Ruido. Mucho ruido. Vivimos en un mundo lleno de ruido: el tráfico y esa tensión diaria que genera en nosotros; la música cada vez más frenética, repetitiva y estresante; los nervios que afloran en voces o malos modales en el entorno laboral; los espectáculos públicos a los que aficionadamente acudimos para soltar adrenalina; las inevitables reclamaciones colectivas que han de hacerse notar subiendo los decibelios; las motivantes pero agotadoras clases tuteladas en el gimnasio…
Si nos paramos un segundo a pensarlo casi cualquier cosa que hacemos diariamente está rodeada de muchísimo ruido, pero por el contrario, nosotros para nuestros asuntos más íntimos somos seres silenciosos. Amamos en silencio. Añoramos en silencio. Pensamos en silencio. Sufrimos en silencio y sentimos en silencio.

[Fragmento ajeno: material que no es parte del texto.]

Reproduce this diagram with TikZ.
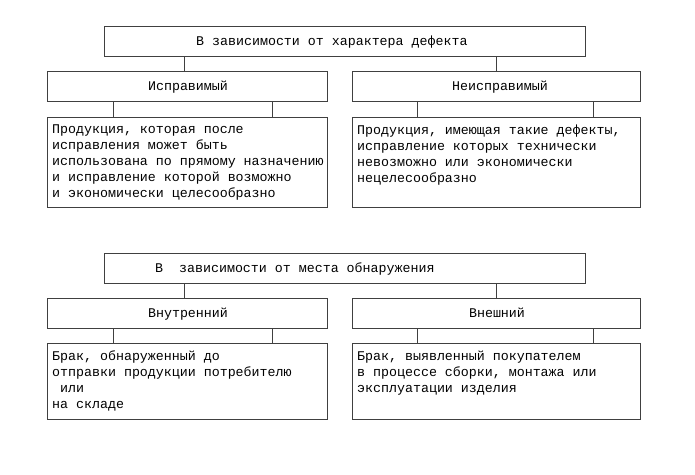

Necesitamos interiormente el silencio para existir, pero vivimos aturdidos por el ruido que nos rodea. Es una paradoja más de este ser humano que estamos intentando evolucionar a base de errores, parches y golpes.
Hoy en día los triunfadores –valgan mucho o valgan poco- aparentan ser personas de gran presencia mediática: lo venden todo, lo cuentan todo, lo abarcan todo y lo manipulan todo haciendo mucho ruido para que nos demos por enterados de sus logros. Tal es así que incluso, a veces, les resulta más importante aparentar los triunfos que conseguirlos realmente, porque al final lo que queda es el ruido de parecer que las victorias se han llegado a lograr.
¿Dónde ha quedado la piel? ¿Quién valora ya el silencio? ¿Qué fue de esos abrazos largos en los que no hace falta decir nada para sentirse comprendido o acompañado? ¿En qué momento del día –que no sea durmiendo- tenemos la posibilidad de detener las frenéticas manillas del reloj para escuchar nuestros pensamientos? ¿Dónde están esas mudas miradas cargadas de sentimiento que dejan transparentar el alma?
Me da igual no ser un referente de lo que se lleva ahora. A mí desde pequeño me enseñaron a respetar y a valorar el silencio, y ahora que he alcanzado una madurez en la que me siento bastante a gusto conmigo mismo no voy a renunciar a él.
Soy de los que aprendieron a callarse cuando no había nada verdaderamente importante que decir. Soy de los que aprendieron a tragarse las penas sin tener que airearlas a los cuatro vientos. Soy de los que aprendieron a creer aceptando silenciosamente el desprecio o la incomprensión de los demás. Soy de los que aprendieron a disfrutar muchísimo sin tener que contarlo. Soy de los que aprendieron a soñar mirando juguetes en los escaparates que nunca llegué a tener. Soy de los que aprendieron a decepcionarse con discreción, sin tener que vengar con humillaciones públicas a quien se había equivocado conmigo. Soy de los que aprendieron a imaginar lejanos viajes sentado frente a un rompeolas mirando el mar en soledad. Soy de los que aprendieron a querer equivocándose de personas una y otra vez sin perder el ánimo ni la sonrisa. Y aún sigo aprendiendo…
Soy un cúmulo de errores y de aciertos que ha aprendido a valorar e integrar la discreción, la intimidad y los silencios como partes esenciales de sí mismo, pues sin ellos no sería la persona que hay detrás de estas letras. No renuncio a mis ambiciones personales, pero tampoco necesito grandes triunfos ni demasiado ruido a mi alrededor para sentirme bien o admitido por la sociedad, y me importa un verdadero pimiento si me comprenden más o menos. No vivo pendiente de la aceptación ajena: también eso lo aprendí en silencio.
Allá cada cual con sus cosas y su manera de complicarse la existencia. Yo, ante tanto ruido público impuesto e innecesario, prefiero mil veces más la quietud de los detalles íntimos: que me besen con ternura inesperadamente, que me piropeen desde la cercanía del corazón, que me cojan de la mano sin yo pedirlo, que me miren con pasión sin necesidad de publicarlo, que me quieran con la sensibilidad de mis silencios, y que me atraigan con el buen gusto y la inteligencia emocional del respeto hacia lo que pienso.
Esas cosas sí que me hacen sentir un triunfador. Esas cosas, lejos de tanto ruido como el que nos acompaña cada jornada, son para mí susurros reales de que aún se puede ser diferente a la ruidosa masa: de que aún hay cierta esperanza en el ser humano.